The Lender formed an affiliate, known here as RE Palm Springs II, LLC (RE Palm Springs), and worked out an arrangement in lieu of foreclosure with Palm Springs, LLC under which RE Palm Springs acquired title to the property in exchange for a release of Palm Springs, LLC of liability on the project as well as 50% of the net profits. In 2020 RE Palm Springs filed chapter 11 in the Northern District of Texas. The bankruptcy court approved the retention of r2 Advisors (r2) as a restructuring organization, approved bidding and sale procedures for a proposed sale of the property, and approved a debtor-in-possession loan from the Lender. Although there were many interested buyers, only the stalking horse presented a bid which was consistent with the sale procedures, but it backed out by failing to make the required deposit. At that time, the Lender requested permission from the bankruptcy court to make a credit bid on the property under § 363(k), which was granted, over the objection of SR. After further hearings, the bankruptcy found that the Lender was a good faith purchaser and approved the sale of the property, free and clear of all liens including that of SR. At the conclusion of the rulings, SR asked the bankruptcy court for a stay pending appeal, which was denied.

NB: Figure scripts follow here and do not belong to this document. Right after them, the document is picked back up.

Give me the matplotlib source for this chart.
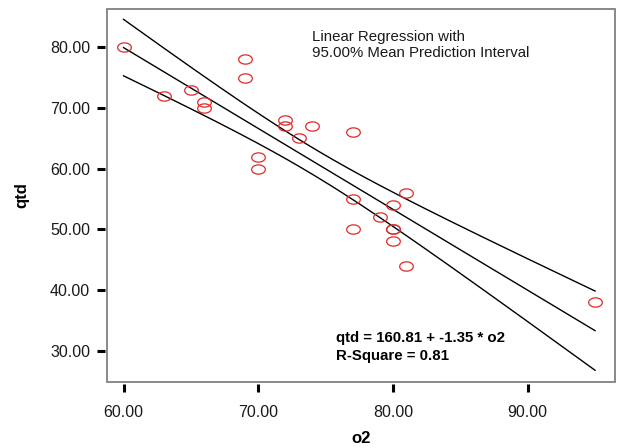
import numpy as np
import matplotlib
matplotlib.use("Agg")
import matplotlib.pyplot as plt
from matplotlib.path import Path
from matplotlib.patches import Rectangle

plt.rcParams['font.family'] = ['Liberation Sans', 'DejaVu Sans']

# data
o2 = [60, 63, 65, 66, 66, 69, 69, 70, 70, 72, 72, 73, 74,
      77, 77, 77, 79, 80, 80, 80, 80, 81, 81, 95]
qtd = [80, 72, 73, 71, 70, 78, 75, 62, 60, 68, 67, 65, 67,
       66, 55, 50, 52, 54, 50, 50, 48, 56, 44, 38]
x_ticks = [60, 70, 80, 90]
y_ticks = [30, 40, 50, 60, 70, 80]
title_text = "Linear Regression with\n95.00% Mean Prediction Interval"
eq_text = "qtd = 160.81 + -1.35 * o2\nR-Square = 0.81"

x = np.array(o2, float)
y = np.array(qtd, float)
n = len(x)
b, a = np.polyfit(x, y, 1)
resid = y - (a + b * x)
s = np.sqrt(np.sum(resid ** 2) / (n - 2))
sxx = np.sum((x - x.mean()) ** 2)
t = 2.0739  # t(0.975, df=22)
xs = np.linspace(x.min(), x.max(), 200)
fit = a + b * xs
half = t * s * np.sqrt(1.0 / n + (xs - x.mean()) ** 2 / sxx)

fig = plt.figure(figsize=(6.17, 4.48), dpi=100)
ax = fig.add_axes([106.7 / 617, (448 - 381.7) / 448, (615 - 106.7) / 617, (381.7 - 9.3) / 448])

for yy in (fit + half, fit, fit - half):
    ax.plot(xs, yy, color='black', lw=1.0, zorder=2)

theta = np.linspace(0, 2 * np.pi, 60)
ell = Path(np.column_stack([np.cos(theta), 0.68 * np.sin(theta)]), closed=True)
ax.plot(x, y, linestyle='none', marker=ell, markersize=9.8, markerfacecolor='none',
        markeredgecolor='#e02828', markeredgewidth=0.9, zorder=3)

ax.set_xlim(58.75, 96.48)
ax.set_ylim(24.89, 86.26)
ax.set_xticks(x_ticks)
ax.set_xticklabels([f"{v:.2f}" for v in x_ticks])
ax.set_yticks(y_ticks)
ax.set_yticklabels([f"{v:.2f}" for v in y_ticks])

for sp in ax.spines.values():
    sp.set_visible(False)
ax.spines['left'].set_position(('outward', 1.5))
ax.spines['bottom'].set_position(('outward', 1.5))
ax.add_patch(Rectangle((0, 0), 1, 1, transform=ax.transAxes, fill=False,
                       edgecolor='#808080', lw=1.3, clip_on=False, zorder=5))

ax.tick_params(axis='both', direction='out', length=5.5, width=2.2, color='black',
               labelsize=11.5, labelcolor='#1a1a1a')
ax.tick_params(axis='x', pad=10)
ax.tick_params(axis='y', pad=5)

ax.set_xlabel('o2', fontsize=12, fontweight='bold', labelpad=8)
ax.set_ylabel('qtd', fontsize=12, fontweight='bold', labelpad=15)

ax.text(311.7 / 617, 1 - 30 / 448, title_text, transform=fig.transFigure,
        fontsize=10.8, va='top', ha='left', linespacing=1.2, color='#1a1a1a')
ax.text(336 / 617, 1 - 331 / 448, eq_text, transform=fig.transFigure,
        fontsize=10.8, fontweight='bold', va='top', ha='left', linespacing=1.4)

fig.savefig('out.png', dpi=100)
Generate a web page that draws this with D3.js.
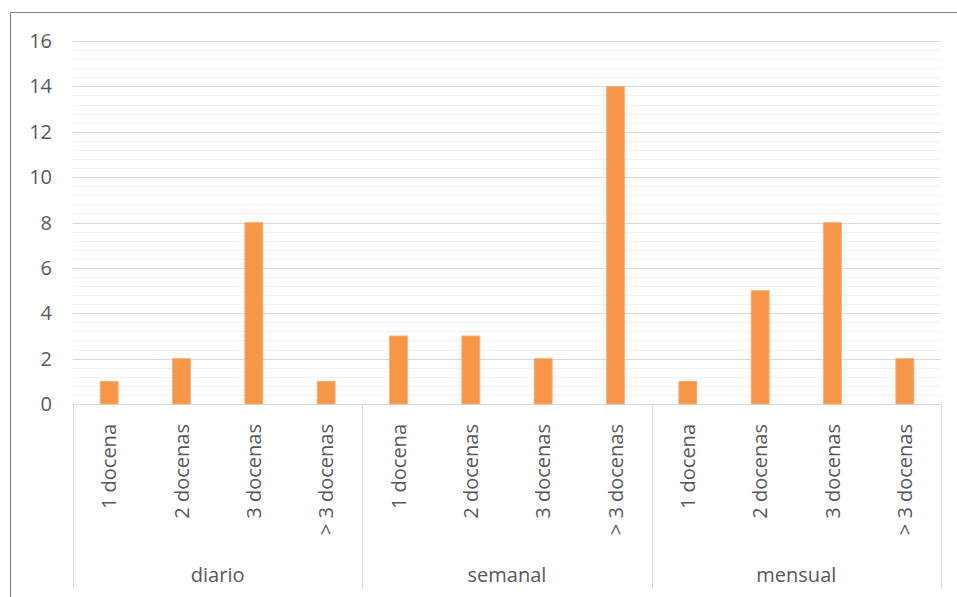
<!DOCTYPE html>
<html>
<head>
<meta charset="utf-8">
<script src="https://cdn.jsdelivr.net/npm/d3@7"></script>
<style>
body { margin: 0; background: #fff; }
text { font-family: 'Open Sans', sans-serif; fill: #595959; }
</style>
</head>
<body>
<svg id="chart"></svg>
<script>
var width = 957;
var height = 597;

// data
var groups = ["diario", "semanal", "mensual"];
var categories = ["1 docena", "2 docenas", "3 docenas", "> 3 docenas"];
var diario = [1, 2, 8, 1];
var semanal = [3, 3, 2, 14];
var mensual = [1, 5, 8, 2];
var yTicks = [0, 2, 4, 6, 8, 10, 12, 14, 16];

var series = [diario, semanal, mensual];
var data = [];
groups.forEach(function (g, gi) {
	categories.forEach(function (c, ci) {
		data.push({ group: g, cat: c, key: g + "|" + c, value: series[gi][ci] });
	});
});

var plotLeft = 73, plotRight = 941, plotTop = 41, plotBottom = 404;
var barWidth = 18;

var svg = d3.select("#chart")
.attr("width", width)
.attr("height", height);

// chart border
svg.append("rect")
.attr("x", 10.5)
.attr("y", 12.5)
.attr("width", 960)
.attr("height", 600)
.style("fill", "none")
.style("stroke", "#808080")
.style("stroke-width", 1);

var x = d3.scaleBand()
.domain(data.map(function (d) { return d.key; }))
.range([plotLeft, plotRight]);

var xGroup = d3.scaleBand()
.domain(groups)
.range([plotLeft, plotRight]);

var y = d3.scaleLinear()
.domain([0, 16])
.range([plotBottom, plotTop]);

// minor gridlines
var minor = d3.range(0, 16.01, 0.4).filter(function (v) {
	return Math.abs(v / 2 - Math.round(v / 2)) > 0.01;
});
svg.append("g").selectAll("line")
.data(minor)
.enter().append("line")
.attr("x1", plotLeft)
.attr("x2", plotRight)
.attr("y1", function (d) { return Math.round(y(d)) + 0.5; })
.attr("y2", function (d) { return Math.round(y(d)) + 0.5; })
.style("stroke", "#f2f2f2")
.style("stroke-width", 1);

// major gridlines
svg.append("g").selectAll("line")
.data(yTicks)
.enter().append("line")
.attr("x1", plotLeft)
.attr("x2", plotRight)
.attr("y1", function (d) { return Math.round(y(d)) + 0.5; })
.attr("y2", function (d) { return Math.round(y(d)) + 0.5; })
.style("stroke", "#d9d9d9")
.style("stroke-width", 1);

// y labels
svg.append("g").selectAll("text")
.data(yTicks)
.enter().append("text")
.attr("x", 52)
.attr("y", function (d) { return y(d); })
.attr("dy", "0.35em")
.style("text-anchor", "end")
.style("font-size", "20px")
.text(function (d) { return d; });

// bars
svg.append("g").selectAll("rect")
.data(data)
.enter().append("rect")
.attr("x", function (d) { return x(d.key) + x.bandwidth() / 2 - barWidth / 2; })
.attr("y", function (d) { return y(d.value); })
.attr("width", barWidth)
.attr("height", function (d) { return y(0) - y(d.value); })
.style("fill", "#f79646")
.style("stroke", "#fab07a")
.style("stroke-width", 0.8);

// group separators
var seps = groups.map(function (g) { return xGroup(g); }).concat([plotRight]);
svg.append("g").selectAll("line")
.data(seps)
.enter().append("line")
.attr("x1", function (d) { return Math.round(d) + 0.5; })
.attr("x2", function (d) { return Math.round(d) + 0.5; })
.attr("y1", plotBottom)
.attr("y2", 588)
.style("stroke", "#d9d9d9")
.style("stroke-width", 1);

// category labels
svg.append("g").selectAll("text")
.data(data)
.enter().append("text")
.attr("transform", function (d) {
	return "translate(" + (x(d.key) + x.bandwidth() / 2) + ",424) rotate(-90)";
})
.attr("dy", "0.35em")
.style("text-anchor", "end")
.style("font-size", "20px")
.text(function (d) { return d.cat; });

// group labels
svg.append("g").selectAll("text")
.data(groups)
.enter().append("text")
.attr("x", function (d) { return xGroup(d) + xGroup.bandwidth() / 2; })
.attr("y", 582)
.style("text-anchor", "middle")
.style("font-size", "20px")
.text(function (d) { return d; });
</script>
</body>
</html>
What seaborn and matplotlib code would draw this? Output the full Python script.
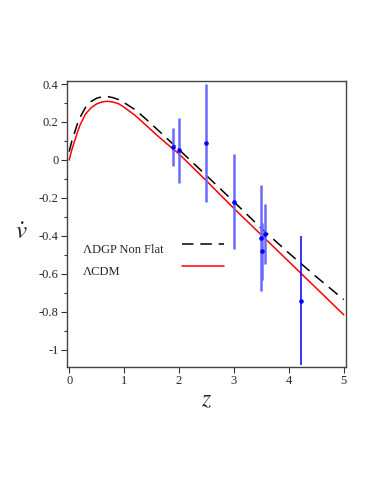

SR appealed to the district court, which affirmed that the Lender was a good faith purchaser and therefore the provisions of § 363(m) applied; the appeal was dismissed as moot. SR further appealed to the Court, which also concluded that the Lender was a good faith purchaser and affirmed the dismissal of the appeal.
Section 363(m) of the Bankruptcy Code provides, as relevant here, that unless an order approving a sale of estate property is stayed pending appeal, no reversal or modification of the order may affect the validity of the sale. Since SR’s attempt to obtain a stay pending appeal had been denied, the crucial issue before the Court was whether the bankruptcy court’s determination that the Lender was a good faith purchaser was error. The Fifth Circuit, recognizing that the Bankruptcy Code does not define “good faith,” has used two paths to determine good faith: (1) the notice-based definition, wherein a good faith purchaser is one who purchases the assets for value and without notice of adverse claims, and (2) a conduct-based definition, where the purchaser has not engaged in misconduct including fraud, collusion in the sale process, or taking gross advantage of other potential bidders. The Court concluded that the Lender met both definitions.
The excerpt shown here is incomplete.